Le combat contre la corrida est loin d’être gagné. Trop d’argent circule autour des corridas pour qu’on permette de tuer le taureau aux œufs d’or : 50.000 emplois et plusieurs milliards d'euros de revenus chaque année. Ça fait réfléchir. D’autant que ceux qui profitent de la souffrance et de la mort des taureaux peuvent compter sur l’appui indéfectible de ceux des Espagnols extrêmement susceptibles quand on touche aux symboles de leur pays. En France, au cours des dernières décennies, on a vu tout un courant qui, surmontant son aversion pour les sévices aux animaux, tolère et approuve ces pratiques au nom de la diversité culturelle. C’est tout juste si l’on n’y voit pas un moyen de lutter contre la mondialisation. D’ailleurs, à l’occasion de corridas, les journaux Libération et Le Monde proposent des pages entières sur l’événement. Eux si prompts à dénoncer le football professionnel et les comportements des supporteurs trouvent tout à fait honorables de se repaitre du sang qui coule et des fers plantés dans la chair du taureau et, finalement, sa mort d’un coup d’épée. Corrida

Encore faut-il rappeler que seuls les bons matadors réussissent à tuer du premier coup. Les autres s’y reprennent à plusieurs fois avant de toucher un organe vital sous les huées, il est vrai, de la foule. Le public en exprimant son mécontentement ne s’offusque pas du supplément de douleur infligé à l’animal mais de la maladresse du professionnel. Encore faut-il, à ce stade, rappeler tous les animaux qui ont servi, en coulisse à l’entrainement des futurs matadors avant qu’ils puissent enfoncer leur lame au bon endroit.
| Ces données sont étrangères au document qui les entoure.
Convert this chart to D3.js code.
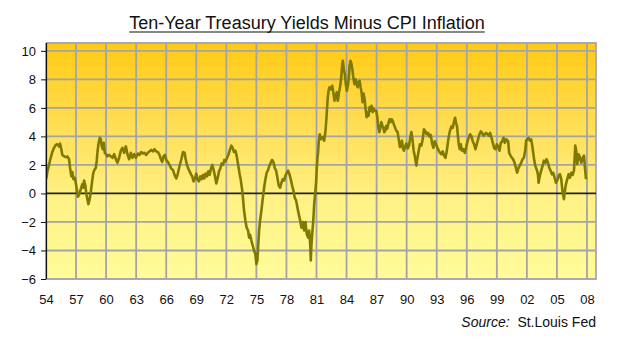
<!DOCTYPE html>
<html>
<head>
<meta charset="utf-8">
<script src="https://cdn.jsdelivr.net/npm/d3@7"></script>
<style>
  html, body { margin: 0; padding: 0; background: #fff; }
  svg { display: block; }
  text { font-family: "Liberation Sans", Arial, sans-serif; fill: #111; }
</style>
</head>
<body>
<svg id="chart" width="620" height="343"></svg>
<script>
// Real 10-year Treasury yield (yield minus CPI inflation), %, by decimal year
const decYear = [
  1954.00,1954.07,1954.13,1954.30,1954.47,1954.63,1954.80,1954.97,1955.13,1955.30,1955.40,1955.53,1955.63,1955.80,1955.97,
  1956.13,1956.30,1956.40,1956.53,1956.63,1956.73,1956.87,1956.97,1957.07,1957.20,1957.33,1957.47,1957.63,1957.73,1957.80,1957.93,
  1958.03,1958.13,1958.23,1958.33,1958.47,1958.57,1958.70,1958.80,1958.97,1959.07,1959.13,1959.23,1959.37,1959.47,1959.57,1959.67,1959.77,1959.87,
  1960.00,1960.13,1960.30,1960.47,1960.63,1960.80,1960.97,1961.13,1961.30,1961.47,1961.63,1961.80,1961.97,1962.13,1962.30,1962.47,1962.63,1962.80,1962.97,
  1963.17,1963.33,1963.50,1963.67,1963.83,1964.00,1964.17,1964.33,1964.50,1964.67,1964.83,1965.00,1965.17,1965.33,1965.50,1965.60,1965.73,1965.87,
  1966.00,1966.17,1966.33,1966.50,1966.67,1966.83,1967.00,1967.13,1967.27,1967.40,1967.53,1967.67,1967.83,1967.93,1968.07,1968.20,1968.33,1968.50,1968.60,1968.73,1968.87,
  1969.00,1969.13,1969.27,1969.40,1969.53,1969.67,1969.80,1969.93,1970.07,1970.20,1970.33,1970.47,1970.60,1970.73,1970.87,1971.00,1971.13,1971.27,1971.40,1971.53,1971.67,1971.80,1971.93,
  1972.07,1972.20,1972.33,1972.50,1972.63,1972.77,1972.90,1973.03,1973.17,1973.33,1973.43,1973.57,1973.67,1973.77,1973.90,1974.03,1974.17,1974.27,1974.37,1974.50,1974.63,1974.77,1974.90,
  1975.00,1975.10,1975.17,1975.27,1975.37,1975.50,1975.63,1975.77,1975.90,1976.03,1976.17,1976.30,1976.43,1976.57,1976.70,1976.83,1976.97,1977.10,1977.23,1977.37,1977.50,1977.63,1977.77,1977.90,
  1978.03,1978.17,1978.30,1978.43,1978.57,1978.70,1978.83,1978.97,1979.10,1979.23,1979.37,1979.50,1979.63,1979.77,1979.90,1980.03,1980.17,1980.27,1980.37,1980.43,1980.50,1980.60,1980.70,1980.77,1980.87,1980.97,
  1981.03,1981.10,1981.17,1981.23,1981.33,1981.43,1981.50,1981.63,1981.77,1981.90,1982.00,1982.10,1982.20,1982.30,1982.43,1982.57,1982.70,1982.80,1982.90,1983.03,1983.13,1983.23,1983.37,1983.47,1983.57,1983.63,1983.73,1983.83,1983.93,
  1984.03,1984.13,1984.23,1984.30,1984.40,1984.50,1984.60,1984.70,1984.80,1984.90,1985.00,1985.10,1985.20,1985.30,1985.40,1985.50,1985.60,1985.70,1985.80,1985.90,
  1986.00,1986.10,1986.20,1986.30,1986.40,1986.50,1986.60,1986.70,1986.83,1986.97,1987.07,1987.17,1987.27,1987.37,1987.47,1987.57,1987.67,1987.77,1987.87,1987.97,
  1988.07,1988.20,1988.30,1988.40,1988.50,1988.60,1988.70,1988.83,1988.97,1989.10,1989.23,1989.33,1989.43,1989.53,1989.63,1989.73,1989.83,1989.97,
  1990.10,1990.23,1990.37,1990.47,1990.57,1990.70,1990.83,1990.97,1991.03,1991.13,1991.23,1991.33,1991.47,1991.60,1991.73,1991.87,
  1992.00,1992.13,1992.27,1992.40,1992.53,1992.67,1992.80,1992.93,1993.07,1993.20,1993.33,1993.47,1993.60,1993.73,1993.87,
  1994.00,1994.13,1994.27,1994.37,1994.47,1994.60,1994.73,1994.83,1994.93,1995.03,1995.10,1995.20,1995.30,1995.40,1995.53,1995.67,1995.80,1995.93,
  1996.07,1996.20,1996.33,1996.47,1996.60,1996.73,1996.87,1997.00,1997.13,1997.27,1997.40,1997.53,1997.67,1997.80,1997.93,
  1998.07,1998.20,1998.33,1998.47,1998.60,1998.73,1998.87,1999.00,1999.13,1999.27,1999.40,1999.53,1999.67,1999.80,1999.93,
  2000.13,2000.23,2000.37,2000.50,2000.63,2000.77,2000.90,2001.03,2001.17,2001.30,2001.43,2001.57,2001.70,2001.83,2001.93,
  2002.03,2002.17,2002.30,2002.43,2002.57,2002.70,2002.83,2002.97,2003.10,2003.17,2003.30,2003.43,2003.57,2003.70,2003.83,2003.97,
  2004.10,2004.23,2004.37,2004.50,2004.63,2004.77,2004.90,2005.03,2005.17,2005.30,2005.43,2005.57,2005.70,2005.80,2005.90,
  2006.03,2006.17,2006.30,2006.43,2006.57,2006.70,2006.77,2006.83,2006.93,2007.03,2007.17,2007.30,2007.43,2007.57,2007.70,2007.80,2007.90
];
const realYield = [
  1.0,1.2,1.5,2.0,2.5,2.9,3.2,3.4,3.45,3.3,3.5,3.1,2.7,2.6,2.55,
  2.6,2.4,1.8,1.2,1.5,1.0,1.1,0.75,0.3,-0.23,-0.05,0.3,0.65,0.4,0.9,0.55,
  -0.05,-0.4,-0.75,-0.5,0.07,0.65,1.35,1.6,1.8,2.3,2.85,3.45,3.9,3.8,3.3,3.1,3.55,2.85,
  2.75,2.6,2.7,2.6,2.5,2.75,2.4,2.15,2.5,3.0,3.2,2.85,3.3,2.75,2.4,2.85,2.5,2.75,2.5,
  2.8,2.7,2.9,2.8,2.85,2.7,2.85,2.95,3.05,2.95,3.1,2.95,2.9,2.7,2.35,2.2,2.6,2.7,
  2.35,2.2,2.0,1.75,1.65,1.3,1.05,1.3,1.75,2.1,2.45,2.9,2.85,2.45,2.0,1.75,1.55,1.3,1.2,0.85,1.05,
  1.4,0.95,0.85,1.2,1.0,1.3,1.05,1.4,1.2,1.55,1.3,1.75,2.0,1.65,1.2,0.7,1.05,1.55,1.75,2.1,2.0,2.35,2.25,
  2.5,2.7,3.0,3.35,3.2,2.9,3.0,2.65,2.05,1.35,1.0,0.3,-0.4,-1.2,-1.9,-2.4,-2.6,-3.1,-2.9,-3.3,-3.65,-4.0,-4.25,
  -4.95,-4.7,-3.8,-2.6,-1.9,-1.2,-0.4,0.4,1.0,1.45,1.65,1.95,2.15,2.35,2.2,1.8,1.6,1.1,0.55,0.4,0.75,1.0,0.9,1.25,
  1.45,1.6,1.35,1.0,0.55,0.2,-0.3,-0.5,-1.0,-1.45,-1.9,-2.4,-2.0,-2.6,-2.0,-2.85,-3.1,-2.6,-3.55,-4.7,-3.55,-2.6,-1.7,-0.75,0.0,0.9,
  1.8,2.5,3.0,3.7,4.15,3.8,3.85,3.95,3.7,4.4,5.35,6.5,7.2,7.45,7.3,7.55,7.0,6.5,6.75,7.1,6.5,7.0,7.55,8.15,9.05,9.3,8.7,8.35,7.65,
  7.2,7.55,8.15,8.95,9.3,9.05,8.6,8.0,7.65,8.0,7.8,7.45,7.8,7.9,7.45,7.1,6.4,7.0,6.6,5.95,
  5.35,5.7,5.45,6.05,5.8,6.15,5.7,5.95,5.8,5.8,5.35,4.65,4.3,4.55,5.0,4.75,4.65,4.3,4.4,4.75,
  4.55,5.0,5.2,5.0,5.2,5.1,4.9,4.65,4.4,4.3,3.7,3.25,3.35,3.7,3.15,3.0,3.25,3.5,
  3.15,3.35,3.95,4.3,3.85,3.0,2.55,1.95,2.3,2.7,3.1,3.45,3.35,3.8,4.5,4.35,
  4.15,4.25,4.0,4.1,3.55,3.2,3.65,3.45,3.2,3.0,2.85,2.75,2.95,2.65,2.5,
  2.95,3.65,4.25,4.5,4.7,4.6,5.05,5.3,4.95,4.7,4.15,3.45,3.1,3.45,3.0,3.1,2.85,3.2,
  3.65,3.9,4.15,4.0,3.65,3.45,3.1,3.45,3.8,4.15,4.35,4.25,4.05,4.15,4.25,
  4.15,4.05,4.25,3.9,3.55,3.2,3.1,3.45,3.3,3.0,3.55,3.65,3.9,3.55,3.8,
  3.65,2.85,2.65,2.5,2.4,2.15,1.8,1.45,1.8,1.95,2.15,2.4,2.5,3.0,3.7,
  3.8,3.9,3.7,3.8,3.2,2.5,1.95,1.7,1.35,0.75,1.25,1.6,1.95,2.3,2.15,2.4,
  2.15,1.8,1.6,1.35,1.45,1.1,0.75,0.9,1.25,1.35,1.0,0.05,-0.4,0.2,0.65,
  1.0,1.35,1.1,1.45,1.3,1.6,2.5,3.35,3.0,2.05,2.75,2.5,2.15,2.5,2.65,1.8,1.0
];

const yearTicks = [1954,1957,1960,1963,1966,1969,1972,1975,1978,1981,1984,1987,1990,1993,1996,1999,2002,2005,2008];
const valueTicks = [-6,-4,-2,0,2,4,6,8,10];
const titleText = "Ten-Year Treasury Yields Minus CPI Inflation";

const svg = d3.select("#chart");
const plot = { left: 46, right: 596, top: 43, bottom: 279 };

const x = d3.scaleLinear().domain([1954, 2008.9]).range([plot.left, plot.right]);
const y = d3.scaleLinear().domain([-6, 10.55]).range([plot.bottom, plot.top]);

// Background gradient: deep yellow at the top fading to pale yellow
const defs = svg.append("defs");
const grad = defs.append("linearGradient")
  .attr("id", "bg").attr("x1", 0).attr("y1", 0).attr("x2", 0).attr("y2", 1);
grad.append("stop").attr("offset", "0%").attr("stop-color", "#FFCA12");
grad.append("stop").attr("offset", "35%").attr("stop-color", "#FFDE55");
grad.append("stop").attr("offset", "65%").attr("stop-color", "#FFF184");
grad.append("stop").attr("offset", "100%").attr("stop-color", "#FFFC9B");

defs.append("clipPath").attr("id", "clip")
  .append("rect")
  .attr("x", plot.left).attr("y", plot.top)
  .attr("width", plot.right - plot.left).attr("height", plot.bottom - plot.top);

svg.append("rect")
  .attr("x", plot.left).attr("y", plot.top)
  .attr("width", plot.right - plot.left).attr("height", plot.bottom - plot.top)
  .attr("fill", "url(#bg)");

// Grid
const grid = svg.append("g").attr("stroke", "#A4A4A4").attr("stroke-width", 1.8);
grid.selectAll("line.v").data(yearTicks).join("line")
  .attr("x1", d => x(d)).attr("x2", d => x(d))
  .attr("y1", plot.top).attr("y2", plot.bottom);
grid.selectAll("line.h").data(valueTicks.filter(v => v !== 0)).join("line")
  .attr("x1", plot.left).attr("x2", plot.right)
  .attr("y1", d => y(d)).attr("y2", d => y(d));

// Plot frame (top and right)
svg.append("path")
  .attr("d", `M${plot.left},${plot.top}H${plot.right}V${plot.bottom}H${plot.left}`)
  .attr("fill", "none").attr("stroke", "#A8A8B4").attr("stroke-width", 1.8);

// Zero line
svg.append("line")
  .attr("x1", plot.left).attr("x2", plot.right)
  .attr("y1", y(0)).attr("y2", y(0))
  .attr("stroke", "#222").attr("stroke-width", 1.8);

// Series line
const pts = decYear.map((t, i) => [t, realYield[i]]);
svg.append("path")
  .datum(pts)
  .attr("clip-path", "url(#clip)")
  .attr("fill", "none")
  .attr("stroke", "#807A00")
  .attr("stroke-width", 2.6)
  .attr("stroke-linejoin", "round")
  .attr("d", d3.line().x(d => x(d[0])).y(d => y(d[1])));

// Y axis
const yAxis = svg.append("g")
  .attr("transform", `translate(${plot.left},0)`)
  .call(d3.axisLeft(y).tickValues(valueTicks).tickSize(5).tickPadding(5).tickFormat(d3.format("d")));
yAxis.select(".domain").attr("stroke", "#111").attr("stroke-width", 1.2)
  .attr("d", `M0.5,${plot.top}V${plot.bottom}`);
yAxis.selectAll(".tick line").attr("stroke", "#111");
yAxis.selectAll("text").style("font-size", "13px").attr("fill", "#111");

// X axis labels
const xAxis = svg.append("g")
  .attr("transform", `translate(0,${plot.bottom})`)
  .call(d3.axisBottom(x).tickValues(yearTicks).tickSize(0).tickPadding(16)
    .tickFormat(d => String(d % 100).padStart(2, "0")));
xAxis.select(".domain").remove();
xAxis.selectAll("text").style("font-size", "13px").attr("fill", "#111");

// Title with underline
const title = svg.append("text")
  .attr("x", 307).attr("y", 29)
  .attr("text-anchor", "middle")
  .style("font-size", "18px")
  .text(titleText);
const tb = title.node().getBBox();
svg.append("line")
  .attr("x1", tb.x).attr("x2", tb.x + tb.width)
  .attr("y1", 32).attr("y2", 32)
  .attr("stroke", "#111").attr("stroke-width", 1.2);

// Source note
const src = svg.append("text")
  .attr("x", 596).attr("y", 327)
  .attr("text-anchor", "end")
  .style("font-size", "14px");
src.append("tspan").style("font-style", "italic").text("Source:");
src.append("tspan").text("\u00A0 St.Louis Fed");
</script>
</body>
</html>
http://www.allianceanticorrida.fr/combat.html

 

Pour avoir une idée de l’engouement des Français et autres étrangers pour la corrida, il suffit de consulter l’article que lui consacre Wikipédia qui a même ouvert un portail consacré à la corrida comme il en existe un pour la philatélie. Il y a quelques années, on a pu entendre le chroniqueur taurin de France 3 Marseille évoquer « Une agonie de bonheur ». Quel lyrisme pour la mise à mort d’une bête.

On attend, donc, après la décision d’une région qui, plus que beaucoup d’autres en Europe manifeste son attachement à l’Union Européenne et à ses valeurs, que

la Commission

Européenne

fasse respecter ses lois concernant la protection des animaux. La même CE qui oblige (quoiqu’inapplicable) à faire descendre de leur bétaillère les animaux en route vers l’abattoir afin de les déstresser devrait manifester un zèle égal pour un spectacle abject où la douleur est magnifiée. On connaît l’ardeur des commissaires européens pour le respect de la courbure des bananes, pour son combat en Hongrie et en France contre le lait cru, contre les pâtes fraiches en Italie. On aimerait qu’elle s’exprime sur la corrida.

 

En attendant, saluons –avec les craintes mentionnées plus haut –les parlementaires catalans. Surtout, soulignons que ce vote fait suite à une pétition populaire qui a provoqué le débat et, finalement, le vote abolitionniste. Précisons que rien n’est acquis puisque la droite espagnole a déposé un recours auprès du tribunal constitutionnel.